A questo proposito, non trovi che la musica così detta “politica” o “di protesta”, sia scomparsa in Italia? Ho notato che anche a Propaganda per commentare i momenti più politici si scelgano brani indietro nel tempo, mentre la musica più contemporanea viene usata per ottenere un effetto paradossale.
È una questione a cui penso spesso. Non è che ora ci sia uno stato diffuso di benessere, ma di sicuro le ragioni sono da ricercarsi nel fatto che non c’è più quella spinta a scendere in piazza che c’era un tempo, e la canzone più di protesta che c’è adesso è un certo tipo di rap.
Manca la rabbia nelle canzoni dei cantautori degli ultimi anni, che raccontano molto bene la propria generazione, una generazione disillusa, che non sa come dire ti amo e come lavare le pentole.
Mi colpisce l’ultima ondata di cantautori perché ha capito come parlare al proprio pubblico, in un momento in cui il cantautore in quanto figura sembrava finito. Anche se le esperienze più interessanti sono state poi annacquate da moltissime copie, l’aspetto nuovo è l’interesse della gente, la capacità di riempire club e palazzetti. Però in effetti non c’è rabbia, non c’è protesta, e mi auguro che dopo quest’anno ci possa essere un ritorno a un po’ di musica forte, che però non deve venire da noi che abbiamo 40 anni. Me lo auguro per i gruppi che si incontrano a 16, a 18, a 22 anni, mi auguro che si creino dei nuovi Litfiba, dei nuovi CSI, dei nuovi Area. Mi piacerebbe che si tornasse a suonare forte e bene, e che ci siano personaggi che scrivano parole di protesta, magari perché questo periodo avrà creato quell’urgenza.
© Giovanni Cocco / LUZ
Se posso dirti la mia, quello che credo manchi nella scrittura dei cantautori contemporanei è un elemento universale astratto che renda le canzoni durature nel tempo. Ti faccio un esempio: qualche settimana fa per commentare la carrellata su Maradona a Propaganda, avete usato “Quello che” dei 99 Posse, che è una canzone che parla di sentimenti purissimi che ognuno può applicare e interpretare in diverse situazioni della propria vita, e che la rende a distanza di più di 20 anni ancora una canzone passpartout.
Hai ragione, ma credo sia una caratteristica dell’oggi, di questo periodo molto “usa e getta”. Ho l’impressione che la musica contemporanea, a parte rarissimi casi, racconti molto bene il periodo presente, ed è vero che manca l’universalità della parola, ma manca anche ricerca nel suono. Se ci guardiamo indietro agli anni ’90, ogni band aveva un sound ben definito, molto diverso l’uno dall’altro. Da ascoltatore, se ti piaceva un gruppo magari non ti piaceva l’altro.

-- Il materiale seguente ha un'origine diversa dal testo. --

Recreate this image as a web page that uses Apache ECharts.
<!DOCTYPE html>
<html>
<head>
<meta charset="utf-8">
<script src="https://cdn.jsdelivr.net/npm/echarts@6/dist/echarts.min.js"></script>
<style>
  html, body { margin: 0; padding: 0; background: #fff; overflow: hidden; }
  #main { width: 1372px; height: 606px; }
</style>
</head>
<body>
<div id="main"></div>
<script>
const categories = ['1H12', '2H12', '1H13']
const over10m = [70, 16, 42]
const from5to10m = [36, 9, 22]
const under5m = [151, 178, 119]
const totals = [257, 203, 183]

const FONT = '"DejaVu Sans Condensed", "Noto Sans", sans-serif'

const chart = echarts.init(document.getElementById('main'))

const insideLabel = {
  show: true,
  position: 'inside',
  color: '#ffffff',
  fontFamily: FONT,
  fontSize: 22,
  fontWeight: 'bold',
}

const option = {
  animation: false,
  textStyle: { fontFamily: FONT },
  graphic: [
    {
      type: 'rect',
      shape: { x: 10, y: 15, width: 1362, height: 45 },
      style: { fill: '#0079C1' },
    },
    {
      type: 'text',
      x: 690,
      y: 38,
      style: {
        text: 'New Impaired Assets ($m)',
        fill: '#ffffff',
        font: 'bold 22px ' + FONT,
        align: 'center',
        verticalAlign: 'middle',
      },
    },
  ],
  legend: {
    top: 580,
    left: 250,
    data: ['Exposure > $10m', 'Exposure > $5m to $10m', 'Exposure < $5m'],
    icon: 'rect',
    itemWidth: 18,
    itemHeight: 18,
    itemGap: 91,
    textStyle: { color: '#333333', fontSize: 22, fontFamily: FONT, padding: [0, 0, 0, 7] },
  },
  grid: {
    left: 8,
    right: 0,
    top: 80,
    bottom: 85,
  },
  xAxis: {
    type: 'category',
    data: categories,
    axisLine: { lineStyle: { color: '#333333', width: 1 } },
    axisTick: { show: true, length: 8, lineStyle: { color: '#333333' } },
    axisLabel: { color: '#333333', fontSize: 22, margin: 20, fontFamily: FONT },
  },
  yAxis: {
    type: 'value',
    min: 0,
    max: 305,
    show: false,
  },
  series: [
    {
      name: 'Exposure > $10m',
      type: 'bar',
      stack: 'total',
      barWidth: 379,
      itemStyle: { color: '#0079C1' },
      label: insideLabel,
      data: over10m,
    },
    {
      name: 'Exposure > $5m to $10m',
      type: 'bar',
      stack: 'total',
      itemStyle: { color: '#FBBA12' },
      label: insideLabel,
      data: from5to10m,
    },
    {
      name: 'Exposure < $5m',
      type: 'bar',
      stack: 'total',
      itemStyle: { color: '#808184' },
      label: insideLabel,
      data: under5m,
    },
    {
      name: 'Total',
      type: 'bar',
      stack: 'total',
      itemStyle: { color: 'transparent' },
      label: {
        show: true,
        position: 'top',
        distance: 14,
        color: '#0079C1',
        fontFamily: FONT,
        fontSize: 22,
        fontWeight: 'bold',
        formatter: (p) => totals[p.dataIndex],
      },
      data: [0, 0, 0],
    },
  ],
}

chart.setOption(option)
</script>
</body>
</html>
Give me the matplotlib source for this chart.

Adesso c’è un appiattimento sonoro, e se sei un amante della musica, del sound, può succedere che della musica contemporanea italiana non ti piaccia niente, perché non si trova uno spunto musicale caratteristico. Per farti degli esempi vicini a me, se pensi a Tiromancino, Fabi, Silvestri, Gazzè, Bersani, Capossela, ognuno ha un suo sound molto preciso, invece il grande problema dei cantautori contemporanei è che ogni volta devi cercare di capire chi stai ascoltando.
Visto che abbiamo appena concluso un anno musicale particolare, qual è il tuo disco preferito del 2020?
Ho ascoltato tantissimo Græ di Moses Sumney.
Tuo figlio ha circa 15 anni, lui cosa ascolta?
Mio figlio è particolare, è estremamente interessante quello che gli passa per la testa. Suona da quando ha 3 anni, meglio di me, tutto tranne la chitarra, ma ora si è fissato anche con quella. Ha un’attitudine musicale assurda e di base gli piace il nu (o neo) soul e sta in fissa con Jacob Collier, un talento estremo che piace molto ai ragazzi. Non tralascia la contemporaneità, gli piace la trap americana, come Post Malone. È probabile che nel mio prossimo disco ci sia un brano strumentale di mio figlio, è di qualità, forse la traccia più bella.